Benefits of open-water swim tuition highlighted

Chris Button sits beside Otago Harbour. PHOTO: LINDA ROBERTSON
Chris Button sits beside Otago Harbour. PHOTO: LINDA ROBERTSON
Despite New Zealand having one of the world's highest drowning rates, only about a quarter of our primary schools offer the recommended minimum amount of swimming instruction, Chris Button says.

Prof Button is dean of the University of Otago School of Physical Education, Sport and Exercise Sciences, and he undertakes drowning prevention research.

He outlined New Zealand's big water safety challenges, and positive results from a recent Otago study, in a talk yesterday at an Active Living and Environment Symposium on campus.

The gathering focused on "linking transport, health and environment".

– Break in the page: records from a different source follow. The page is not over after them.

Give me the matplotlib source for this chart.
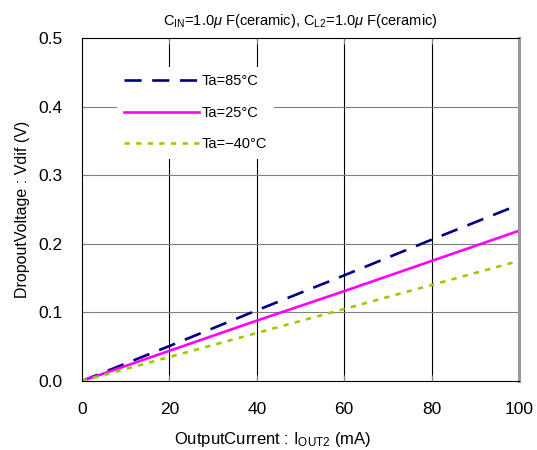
import matplotlib
matplotlib.use("Agg")
import matplotlib.pyplot as plt

plt.rcParams['font.family'] = ['Liberation Sans', 'Noto Sans CJK JP', 'DejaVu Sans']
plt.rcParams['mathtext.fontset'] = 'custom'
plt.rcParams['mathtext.rm'] = 'Liberation Sans'
plt.rcParams['mathtext.it'] = 'Liberation Sans:italic'

# data
current = [0, 20, 40, 60, 80, 100]
v_85 = [0, 0.051, 0.103, 0.154, 0.206, 0.257]
v_25 = [0, 0.044, 0.088, 0.131, 0.175, 0.219]
v_m40 = [0, 0.035, 0.070, 0.105, 0.140, 0.175]
labels = ["Ta=85°C", "Ta=25°C", "Ta=\u221240°C"]

fig = plt.figure(figsize=(5.37, 4.5), dpi=100)
ax = fig.add_axes([0.1527, 0.1533, 0.8138, 0.7623])

ax.plot(current, v_85, color="#000080", lw=1.9, dashes=(6.5, 4.0), label=labels[0])
ax.plot(current, v_25, color="#FF00FF", lw=1.9, label=labels[1])
ax.plot(current, v_m40, color="#99CC00", lw=1.9, dashes=(2.0, 2.4), label=labels[2])

ax.set_xlim(0, 100)
ax.set_ylim(0, 0.5)
ax.set_xticks(current)
ax.set_yticks([0.0, 0.1, 0.2, 0.3, 0.4, 0.5])
ax.set_yticklabels(["0.0", "0.1", "0.2", "0.3", "0.4", "0.5"])

for x in [20, 40, 60, 80]:
    ax.axvline(x, color="black", lw=0.8, zorder=0)
for y in [0.1, 0.2, 0.3, 0.4]:
    ax.axhline(y, color="#808080", lw=0.8, zorder=0)

for s in ["left", "bottom", "top"]:
    ax.spines[s].set_color("black")
    ax.spines[s].set_linewidth(0.8)
ax.spines["right"].set_color("#999999")
ax.spines["right"].set_linewidth(2.2)

ax.tick_params(direction="in", length=4, width=0.8, color="#808080",
               labelsize=12.5, top=True, right=False)
ax.tick_params(axis="x", pad=15)
ax.tick_params(axis="y", pad=14)

ax.set_xlabel(r"OutputCurrent : I$_{\mathrm{OUT2}}$ (mA)", fontsize=12)
ax.xaxis.set_label_coords(0.435, -0.143)
ax.set_ylabel("DropoutVoltage : Vdif (V)", fontsize=11.5, labelpad=6)
ax.set_title(r"C$_{\mathrm{IN}}$=1.0$\mathit{\mu}$ F(ceramic), C$_{\mathrm{L2}}$=1.0$\mathit{\mu}$ F(ceramic)",
             fontsize=10.5, pad=9)

leg = ax.legend(loc="upper left", bbox_to_anchor=(0.08, 0.915), borderaxespad=0,
                frameon=True, fontsize=10.5, handlelength=5.1, handletextpad=0.2,
                labelspacing=1.2, borderpad=0.5)
leg.get_frame().set_edgecolor("none")
leg.get_frame().set_facecolor("white")
leg.get_frame().set_alpha(1.0)
leg.get_frame().set_boxstyle("square", pad=0)

fig.savefig("out.png", dpi=100)
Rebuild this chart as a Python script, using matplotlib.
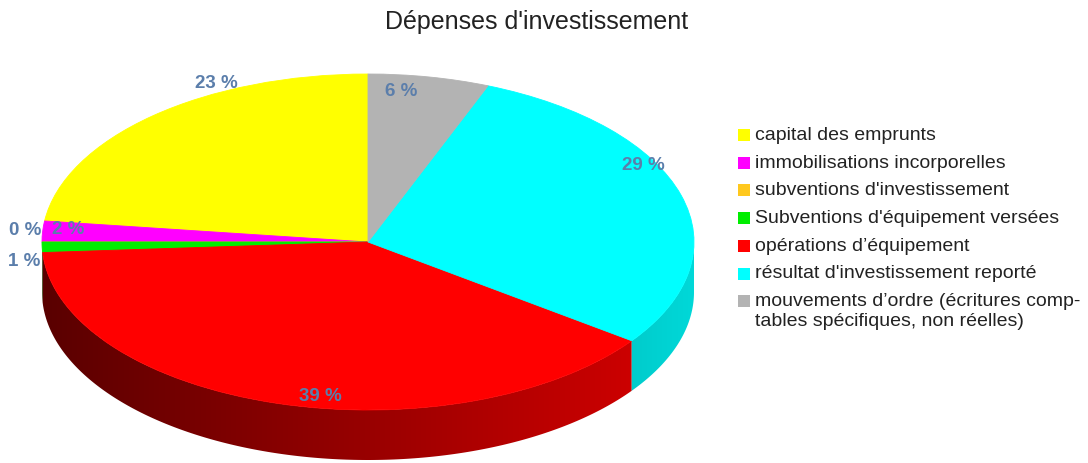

Water Safety New Zealand (WSNZ) says that recently about 82 people a year on average have died through preventable drownings in our waterways.

But a 2016 study showed only 27% of primary schools provided a "minimal or acceptable level" of aquatic education.

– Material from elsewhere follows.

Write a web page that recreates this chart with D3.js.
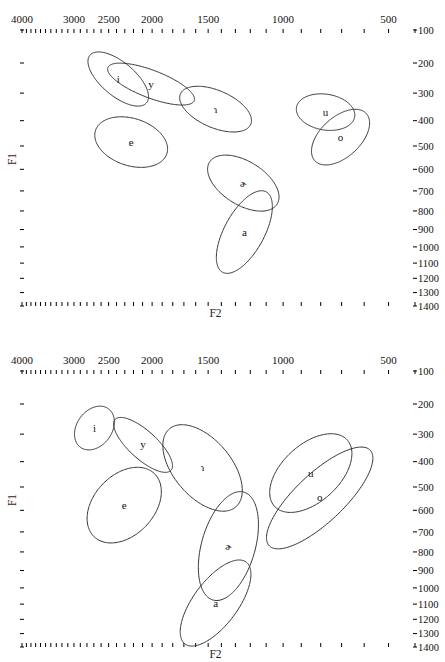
<!DOCTYPE html>
<html><head><meta charset="utf-8">
<script src="https://cdn.jsdelivr.net/npm/d3@7"></script>
<style>body{margin:0;background:#fff}svg{display:block}</style>
</head><body>
<svg id="c" width="445" height="662"></svg>
<script>
// ---- data ----
const vowels = ["i","y","ɿ","e","u","o","ɚ","a"];
const f2Labels = [4000,3000,2500,2000,1500,1000,500];
const f2Ticks = d3.range(400, 4001, 100);
const f1Ticks = [100,200,300,400,500,600,700,800,900,1000,1100,1200,1300,1400];

// panel 1 (top)
const p1F2 = [2379,2011,1443,2226,776,705,1246,1239];
const p1F1 = [252,269,357,484,368,464,663,914];
const p1Major = [1.29,1.59,1.32,1.29,1.01,1.22,1.38,1.62];   // bark
const p1Minor = [0.59,0.49,0.66,0.84,0.64,0.70,0.77,0.69];   // bark
const p1Angle = [42,22,25,20,10,-45,34,-63];                 // degrees

// panel 2 (bottom)
const p2F2 = [2692,2095,1544,2307,850,805,1349,1443];
const p2F1 = [279,338,424,577,444,546,770,1093];
const p2Major = [0.84,1.32,1.80,1.53,1.72,2.43,2.00,1.80];
const p2Minor = [0.61,0.49,1.00,1.05,1.00,0.85,0.92,0.77];
const p2Angle = [-58,44,52,-50,-45,-45,-75,-55];

// ---- scales (Traunmüller bark) ----
const bark = f => 26.81 * f / (1960 + f) - 0.53;
const xB = d3.scaleLinear().domain([bark(4000), bark(400)]).range([22, 415]);
const yB = d3.scaleLinear().domain([bark(100), bark(1400)]).range([30, 306]);
const x = f => xB(bark(f));
const y = f => yB(bark(f));

const svg = d3.select("#c");
const FONT = "'Liberation Serif','DejaVu Serif',serif";

function panel(g, F2, F1, maj, min, ang) {
  // top ticks
  g.append("g").selectAll("line").data(f2Ticks).join("line")
    .attr("x1", d => x(d)).attr("x2", d => x(d)).attr("y1", 29).attr("y2", 33)
    .attr("stroke", "#000").attr("stroke-width", 1);
  // bottom ticks
  g.append("g").selectAll("line").data(f2Ticks).join("line")
    .attr("x1", d => x(d)).attr("x2", d => x(d)).attr("y1", 302).attr("y2", 306)
    .attr("stroke", "#000").attr("stroke-width", 1);
  // top labels
  g.append("g").selectAll("text").data(f2Labels).join("text")
    .attr("x", d => x(d)).attr("y", 23).attr("text-anchor", "middle")
    .attr("font-family", FONT).attr("font-size", 11).attr("fill", "#111")
    .text(d => d);
  // left ticks
  g.append("g").selectAll("line").data(f1Ticks).join("line")
    .attr("x1", 20).attr("x2", 24).attr("y1", d => y(d)).attr("y2", d => y(d))
    .attr("stroke", "#000").attr("stroke-width", 1);
  // right ticks
  g.append("g").selectAll("line").data(f1Ticks).join("line")
    .attr("x1", 413).attr("x2", 417).attr("y1", d => y(d)).attr("y2", d => y(d))
    .attr("stroke", "#000").attr("stroke-width", 1);
  g.append("g").selectAll("text").data(f1Ticks).join("text")
    .attr("x", 418).attr("y", d => y(d)).attr("dy", "0.35em")
    .attr("font-family", FONT).attr("font-size", 10.5).attr("fill", "#111")
    .text(d => d);
  // axis titles
  g.append("text").attr("x", (x(4000) + x(400)) / 2 - 3).attr("y", 317)
    .attr("text-anchor", "middle").attr("font-family", FONT).attr("font-size", 11.5)
    .attr("fill", "#222").text("F2");
  g.append("text").attr("transform", `translate(16,${(y(100)+y(1400))/2 - 9}) rotate(-90)`)
    .attr("text-anchor", "middle").attr("font-family", FONT).attr("font-size", 11.5)
    .attr("fill", "#3a2020").text("F1");

  // ellipses
  const line = d3.line().x(d => xB(d[0])).y(d => yB(d[1])).curve(d3.curveLinearClosed);
  const ts = d3.range(0, 2 * Math.PI, Math.PI / 90);
  vowels.forEach((v, k) => {
    const cb2 = bark(F2[k]), cb1 = bark(F1[k]);
    const th = ang[k] * Math.PI / 180;
    const pts = ts.map(t => {
      const dx = maj[k] * Math.cos(t) * Math.cos(th) - min[k] * Math.sin(t) * Math.sin(th);
      const dy = maj[k] * Math.cos(t) * Math.sin(th) + min[k] * Math.sin(t) * Math.cos(th);
      return [cb2 - dx, cb1 + dy];
    });
    g.append("path").attr("d", line(pts)).attr("fill", "none")
      .attr("stroke", "#333").attr("stroke-width", 1);
    g.append("text").attr("x", x(F2[k])).attr("y", y(F1[k])).attr("dy", "0.32em")
      .attr("text-anchor", "middle").attr("font-family", FONT).attr("font-size", 11)
      .attr("fill", "#111").text(v);
  });
}

panel(svg.append("g"), p1F2, p1F1, p1Major, p1Minor, p1Angle);
panel(svg.append("g").attr("transform", "translate(0,341)"), p2F2, p2F1, p2Major, p2Minor, p2Angle);
</script>
</body></html>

Prof Button said most New Zealand drownings were in open-water, but basic aquatic skills were typically taught in swimming pools.

There was a "generally held assumption" that learning to swim in such pools would "drown-proof children" but this was "misleading".

His recent study aimed to determine the effectiveness of teaching children basic survival skills in open-water environments, including beaches, harbours and rivers.

In the study, 120 children aged between 7 and 11 from the Dunedin area undertook a three-day water safety and survival skills programme.

Their water safety knowledge and skills were tested in a swimming pool before, immediately after, and three months after undertaking the programme.

Results were "positive" and those youngsters showing high levels of competency rose from below 50% in the pre-test, to about 80% immediately after the programme and also three months later.

Feedback from parents and caregivers was also "extremely positive", he said.

WSNZ chief executive Jonty Mills said his group supported Prof Button's "great research" and recognised its value for WSNZ's national "Water Skills for Life" programme.